== RAW DATA

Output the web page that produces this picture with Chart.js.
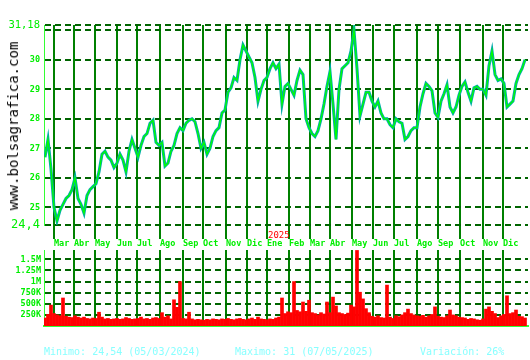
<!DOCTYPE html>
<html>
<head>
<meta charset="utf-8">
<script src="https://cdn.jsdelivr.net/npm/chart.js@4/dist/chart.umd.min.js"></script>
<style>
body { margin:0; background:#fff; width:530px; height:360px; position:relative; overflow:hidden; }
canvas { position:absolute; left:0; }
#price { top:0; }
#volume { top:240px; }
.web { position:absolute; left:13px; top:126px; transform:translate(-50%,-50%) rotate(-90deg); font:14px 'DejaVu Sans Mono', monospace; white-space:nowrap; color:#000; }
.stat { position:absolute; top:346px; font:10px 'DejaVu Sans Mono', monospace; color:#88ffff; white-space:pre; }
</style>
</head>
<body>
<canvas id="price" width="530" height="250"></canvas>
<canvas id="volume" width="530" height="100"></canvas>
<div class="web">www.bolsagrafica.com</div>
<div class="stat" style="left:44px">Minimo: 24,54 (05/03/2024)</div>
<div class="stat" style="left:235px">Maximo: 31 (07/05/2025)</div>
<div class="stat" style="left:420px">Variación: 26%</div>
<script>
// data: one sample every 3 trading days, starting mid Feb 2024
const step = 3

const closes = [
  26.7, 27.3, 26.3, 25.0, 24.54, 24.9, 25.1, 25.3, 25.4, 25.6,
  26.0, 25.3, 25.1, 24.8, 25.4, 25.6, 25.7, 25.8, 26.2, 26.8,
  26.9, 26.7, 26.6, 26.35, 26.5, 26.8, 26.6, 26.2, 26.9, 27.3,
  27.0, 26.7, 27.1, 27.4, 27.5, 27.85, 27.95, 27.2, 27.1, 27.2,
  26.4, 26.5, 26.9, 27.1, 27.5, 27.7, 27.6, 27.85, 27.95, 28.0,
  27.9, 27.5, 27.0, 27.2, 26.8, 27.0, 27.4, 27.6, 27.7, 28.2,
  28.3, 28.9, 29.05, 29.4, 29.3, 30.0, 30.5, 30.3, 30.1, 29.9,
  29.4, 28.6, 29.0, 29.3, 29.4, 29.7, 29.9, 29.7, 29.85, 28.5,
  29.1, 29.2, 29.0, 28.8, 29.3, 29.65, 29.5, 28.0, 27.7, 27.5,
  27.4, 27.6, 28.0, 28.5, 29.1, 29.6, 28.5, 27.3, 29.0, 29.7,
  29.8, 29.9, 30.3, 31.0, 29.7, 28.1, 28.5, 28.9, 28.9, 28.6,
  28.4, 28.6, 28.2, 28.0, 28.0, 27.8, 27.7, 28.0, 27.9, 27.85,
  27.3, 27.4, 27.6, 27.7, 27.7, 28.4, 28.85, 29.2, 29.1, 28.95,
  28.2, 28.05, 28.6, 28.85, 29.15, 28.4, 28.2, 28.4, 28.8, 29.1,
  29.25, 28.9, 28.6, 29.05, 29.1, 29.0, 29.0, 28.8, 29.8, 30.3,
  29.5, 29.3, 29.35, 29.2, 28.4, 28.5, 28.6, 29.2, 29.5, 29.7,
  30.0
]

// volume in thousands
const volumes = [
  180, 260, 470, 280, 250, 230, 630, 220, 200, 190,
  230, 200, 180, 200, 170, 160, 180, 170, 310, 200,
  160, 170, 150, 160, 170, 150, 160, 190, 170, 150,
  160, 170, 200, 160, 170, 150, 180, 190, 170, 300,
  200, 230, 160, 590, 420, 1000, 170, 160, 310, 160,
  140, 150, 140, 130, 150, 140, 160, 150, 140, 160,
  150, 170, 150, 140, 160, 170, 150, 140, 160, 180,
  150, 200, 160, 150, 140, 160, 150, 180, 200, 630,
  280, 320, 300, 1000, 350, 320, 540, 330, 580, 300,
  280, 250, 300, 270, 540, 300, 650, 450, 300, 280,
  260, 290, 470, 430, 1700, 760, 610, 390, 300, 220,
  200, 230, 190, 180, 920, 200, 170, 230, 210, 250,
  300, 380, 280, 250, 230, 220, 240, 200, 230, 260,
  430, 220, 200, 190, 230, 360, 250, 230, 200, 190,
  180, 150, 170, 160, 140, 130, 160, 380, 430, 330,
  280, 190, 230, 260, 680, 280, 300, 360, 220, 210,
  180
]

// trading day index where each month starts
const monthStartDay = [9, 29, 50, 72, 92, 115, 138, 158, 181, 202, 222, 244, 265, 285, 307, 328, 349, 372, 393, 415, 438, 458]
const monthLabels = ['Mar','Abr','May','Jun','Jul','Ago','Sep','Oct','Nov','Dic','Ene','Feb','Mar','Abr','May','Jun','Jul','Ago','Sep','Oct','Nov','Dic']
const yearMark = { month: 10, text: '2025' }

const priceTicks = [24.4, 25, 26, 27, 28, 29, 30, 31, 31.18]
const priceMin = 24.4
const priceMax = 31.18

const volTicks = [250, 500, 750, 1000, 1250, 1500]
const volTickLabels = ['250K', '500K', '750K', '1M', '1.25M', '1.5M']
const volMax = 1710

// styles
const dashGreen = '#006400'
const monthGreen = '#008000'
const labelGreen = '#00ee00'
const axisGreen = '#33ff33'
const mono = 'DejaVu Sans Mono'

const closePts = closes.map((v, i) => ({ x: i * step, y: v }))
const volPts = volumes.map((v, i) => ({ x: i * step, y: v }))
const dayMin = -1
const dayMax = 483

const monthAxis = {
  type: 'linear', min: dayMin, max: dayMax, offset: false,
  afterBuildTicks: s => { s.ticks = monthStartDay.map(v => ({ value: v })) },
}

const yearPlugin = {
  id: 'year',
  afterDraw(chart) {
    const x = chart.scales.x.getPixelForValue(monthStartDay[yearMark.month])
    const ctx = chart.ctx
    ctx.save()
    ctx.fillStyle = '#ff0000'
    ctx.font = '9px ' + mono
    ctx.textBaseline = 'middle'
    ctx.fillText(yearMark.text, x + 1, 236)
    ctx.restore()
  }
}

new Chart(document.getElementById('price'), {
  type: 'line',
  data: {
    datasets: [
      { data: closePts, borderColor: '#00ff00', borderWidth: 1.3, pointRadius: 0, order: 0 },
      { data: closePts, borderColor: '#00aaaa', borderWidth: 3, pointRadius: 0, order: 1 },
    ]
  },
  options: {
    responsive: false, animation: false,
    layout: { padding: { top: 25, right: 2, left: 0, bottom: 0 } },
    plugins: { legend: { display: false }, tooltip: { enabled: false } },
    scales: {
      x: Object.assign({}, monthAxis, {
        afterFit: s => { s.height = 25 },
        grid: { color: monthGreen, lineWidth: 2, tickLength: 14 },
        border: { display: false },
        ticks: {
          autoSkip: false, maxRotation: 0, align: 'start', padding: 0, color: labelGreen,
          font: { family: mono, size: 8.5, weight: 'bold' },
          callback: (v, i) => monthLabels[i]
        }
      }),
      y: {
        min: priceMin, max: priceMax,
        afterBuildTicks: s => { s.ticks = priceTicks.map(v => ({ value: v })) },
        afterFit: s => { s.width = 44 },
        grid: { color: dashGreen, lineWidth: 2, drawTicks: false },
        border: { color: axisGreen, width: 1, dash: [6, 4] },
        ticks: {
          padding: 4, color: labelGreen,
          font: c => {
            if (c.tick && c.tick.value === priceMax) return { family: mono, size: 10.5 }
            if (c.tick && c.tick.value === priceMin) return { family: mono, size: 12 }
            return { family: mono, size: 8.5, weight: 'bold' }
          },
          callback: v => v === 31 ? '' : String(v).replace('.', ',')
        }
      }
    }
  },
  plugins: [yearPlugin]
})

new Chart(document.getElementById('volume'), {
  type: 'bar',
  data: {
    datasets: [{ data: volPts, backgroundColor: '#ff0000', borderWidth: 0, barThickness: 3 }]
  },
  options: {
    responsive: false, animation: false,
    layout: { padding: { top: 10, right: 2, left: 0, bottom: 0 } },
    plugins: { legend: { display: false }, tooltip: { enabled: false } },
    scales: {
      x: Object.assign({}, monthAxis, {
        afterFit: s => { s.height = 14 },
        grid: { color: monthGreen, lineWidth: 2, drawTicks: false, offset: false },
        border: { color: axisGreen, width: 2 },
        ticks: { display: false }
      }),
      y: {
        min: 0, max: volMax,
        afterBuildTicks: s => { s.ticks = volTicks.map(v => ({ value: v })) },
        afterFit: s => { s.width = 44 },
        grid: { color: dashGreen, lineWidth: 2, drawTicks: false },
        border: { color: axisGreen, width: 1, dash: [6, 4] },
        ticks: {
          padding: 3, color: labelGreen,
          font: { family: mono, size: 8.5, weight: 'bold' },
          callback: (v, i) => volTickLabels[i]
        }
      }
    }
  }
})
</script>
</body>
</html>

====

Take the material above from its first line through the line holding "const step = 3" and set it down exactly, without the pictures.

### FULL SOLUTION
Output the web page that produces this picture with Chart.js.
<!DOCTYPE html>
<html>
<head>
<meta charset="utf-8">
<script src="https://cdn.jsdelivr.net/npm/chart.js@4/dist/chart.umd.min.js"></script>
<style>
body { margin:0; background:#fff; width:530px; height:360px; position:relative; overflow:hidden; }
canvas { position:absolute; left:0; }
#price { top:0; }
#volume { top:240px; }
.web { position:absolute; left:13px; top:126px; transform:translate(-50%,-50%) rotate(-90deg); font:14px 'DejaVu Sans Mono', monospace; white-space:nowrap; color:#000; }
.stat { position:absolute; top:346px; font:10px 'DejaVu Sans Mono', monospace; color:#88ffff; white-space:pre; }
</style>
</head>
<body>
<canvas id="price" width="530" height="250"></canvas>
<canvas id="volume" width="530" height="100"></canvas>
<div class="web">www.bolsagrafica.com</div>
<div class="stat" style="left:44px">Minimo: 24,54 (05/03/2024)</div>
<div class="stat" style="left:235px">Maximo: 31 (07/05/2025)</div>
<div class="stat" style="left:420px">Variación: 26%</div>
<script>
// data: one sample every 3 trading days, starting mid Feb 2024
const step = 3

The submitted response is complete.